What is dawning is not mere physical light. It is salvation.
Because of this dawning, the world will be set free today.
"This is the time of hope for countless millions" (1:6).
Imagine countless millions waking up to this sunrise.
Not as they normally do, numb with despair and dreading what the day may bring, but filled with hope.
"Watch fear disappear from every face as hearts rise up and claim the light as theirs" (W-pI.168.4:3).
"They will be united now" (1:7).
Picture people all over joining with one another. See them joining hands.
See them feeling at one.
See countless millions greeting this sunrise as one family.
Now realize that this sun is not just salvation. It is something far more specific.
It is your forgiveness of the world.
Your forgiveness has this kind of power. It has the power to set the world free.
It has the power, once unleashed, to give the world this kind of dawn.
So choose someone you have not forgiven and say to him or her,
"This holy instant is salvation come, because I have forgiven you, [name]."
Keep repeating it, realizing that each repetition invites this glorious dawn to illumine the world.
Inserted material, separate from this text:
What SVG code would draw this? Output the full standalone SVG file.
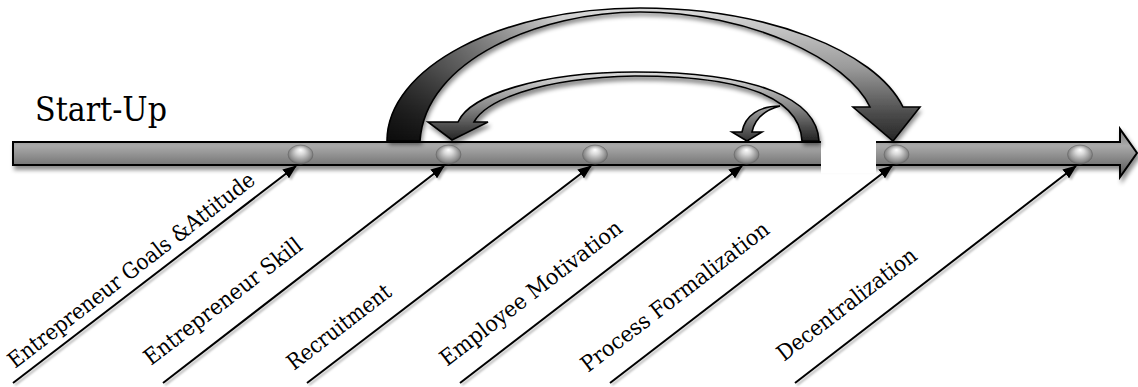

When the lesson says that today "is a time of special celebration" (1:2), I rather suspect it is using the word "special" in the same way it uses it in one place in the Text, where Jesus says, "All my brothers are special" (T-1.V.3:6). Today is special because, in the holy instant, salvation has already come. And yet, "You can claim the holy instant any time and anywhere you want it" (T-15.IV.4:4). Whenever you claim the holy instant, it is a special time! A day of joy!
This is just like telling a child that they can have Christmas every day if they want it. And indeed the Course tells us exactly that, in the section titled "The Time of Rebirth," written at Christmas. It tells us that Christmas is the time of Christ, and the time of Christ is the holy instant (see T-15.X.2:1); then it tells us, "It is in your power to make the time of Christ be now" (T-15.X.4:1).
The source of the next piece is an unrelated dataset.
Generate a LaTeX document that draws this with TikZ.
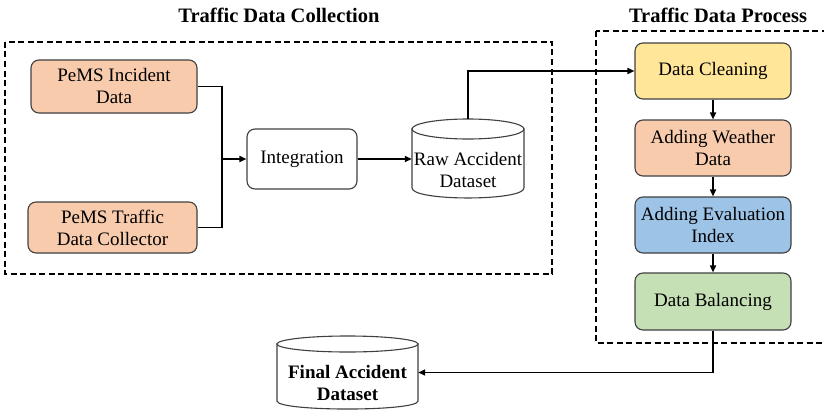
\documentclass[tikz,border=0pt]{standalone}
\usepackage{fontspec}
\setmainfont{Liberation Serif}
\usetikzlibrary{arrows.meta}

\definecolor{peach}{HTML}{F8CBAD}
\definecolor{sunny}{HTML}{FFE699}
\definecolor{sky}{HTML}{9DC3E6}
\definecolor{sage}{HTML}{C5E0B4}
\definecolor{edge}{HTML}{404040}

\tikzset{
  procbox/.style={draw=edge, line width=1.1pt, rounded corners=8pt, align=center,
    inner sep=0pt, font=\fontsize{19}{22}\selectfont},
  drumtext/.style={inner sep=0pt, align=center, font=\fontsize{19}{22}\selectfont},
  drumline/.style={draw=edge, line width=1.1pt, fill=white},
  flow/.style={line width=1.6pt, -{Triangle[length=7pt,width=6pt]}},
  plainflow/.style={line width=1.6pt},
  group/.style={line width=1.5pt, dash pattern=on 6pt off 3.5pt},
  heading/.style={font=\bfseries\fontsize{20.5}{24}\selectfont, inner sep=0pt}
}

\begin{document}
\begin{tikzpicture}[x=1pt, y=-1pt]
\useasboundingbox (0,0) rectangle (824,412);

% group frames and their headings
\draw[group] (5,42) rectangle (552,274);
\draw[group] (596,31) rectangle (832,343);
\node[heading] (tcol) at (279,15) {Traffic Data Collection};
\node[heading] (tproc) at (718,15) {Traffic Data Process};

% collection stage
\node[procbox, fill=peach, minimum width=166pt, minimum height=53pt] (inc) at (114,86.5) {PeMS Incident\\Data};
\node[procbox, fill=peach, minimum width=169pt, minimum height=51pt] (col) at (112.5,227.5) {PeMS Traffic\\Data Collector};
\node[procbox, fill=white, minimum width=110pt, minimum height=60pt] (integ) at (302,159) {Integration};

% raw dataset drum
\path[drumline]
  (412,129) -- (412,188) .. controls (412,201.3) and (524,201.3) .. (524,188) -- (524,129) -- cycle;
\path[drumline] (468,129) ellipse [x radius=56pt, y radius=10pt];
\node[drumtext, minimum width=112pt, minimum height=79pt] (raw) at (468,158.5) {};
\node[drumtext] (rawlabel) at (468,170) {Raw Accident\\Dataset};

% processing stage
\node[procbox, fill=sunny, minimum width=156pt, minimum height=56pt] (clean) at (713,71) {Data Cleaning};
\node[procbox, fill=peach, minimum width=156pt, minimum height=56pt] (weather) at (713,148) {Adding Weather\\Data};
\node[procbox, fill=sky, minimum width=156pt, minimum height=56pt] (eval) at (713,225) {Adding Evaluation\\Index};
\node[procbox, fill=sage, minimum width=156pt, minimum height=57pt] (bal) at (713,301.5) {Data Balancing};

% final dataset drum
\path[drumline]
  (277,344) -- (277,401) .. controls (277,411.7) and (418,411.7) .. (418,401) -- (418,344) -- cycle;
\path[drumline] (347.5,344) ellipse [x radius=70.5pt, y radius=8pt];
\node[drumtext, minimum width=141pt, minimum height=73pt] (final) at (347.5,372.5) {};
\node[drumtext, font=\bfseries\fontsize{19}{22}\selectfont] (finallabel) at (347.5,383) {Final Accident\\Dataset};

% connectors
\coordinate (join) at (222,159);
\draw[plainflow] (inc.east) -| (join);
\draw[plainflow] (col.east) -| (join);
\draw[flow] (join) -- (integ.west);
\draw[flow] (integ.east) -- (raw.west |- integ.east);
\draw[flow] (raw.north) |- (clean.west);
\draw[flow] (clean.south) -- (weather.north);
\draw[flow] (weather.south) -- (eval.north);
\draw[flow] (eval.south) -- (bal.north);
\draw[flow] (bal.south) |- (final.east);
\end{tikzpicture}
\end{document}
And so, why not today? Why not every day? Why not now? Any time I want to, I can make it a time "when sorrows pass away and pain is gone" (1:4). The practice of the holy instant offers me this. Within my mind I can, at any instant, open a window onto the real world, and breathe its fragrant atmosphere. I can experience a united world, drawn together by my forgiveness.
I do not yet find that I experience bliss the moment I close my eyes and say, "This holy instant is salvation come." The reality I have experienced, from time to time, is always here; I am certain of that. Yet my awareness of it remains spotty. (Very spotty!) But once you have tasted it, and in that instant known that what you are experiencing is eternal, you can never fully doubt its eternal presence. There are still many barriers blocking my awareness of it. I am still holding on to quite a few of those barriers. My grievances are still, most of the time, hiding the light of the world from me. But it is there. My forgiveness can release it (1:7-2:1).
Every time I pause to remember, every time I attempt to claim the holy instant, another barrier falls, another drop of willingness is added to my reservoir. What better way could I possibly spend my time? As Lesson 127 said: "There is no better use for time than this" (see paragraphs 7 and 8).
One aside: Notice that in 1:8, Jesus speaks of our forgiving him. Let me examine myself today, to see if there is something I still hold against him; something in him I mistrust; some way in which I still fear him, or blame him, or resent him. Even if I respect him as my teacher, it is very easy to feel resentful of one's teachers.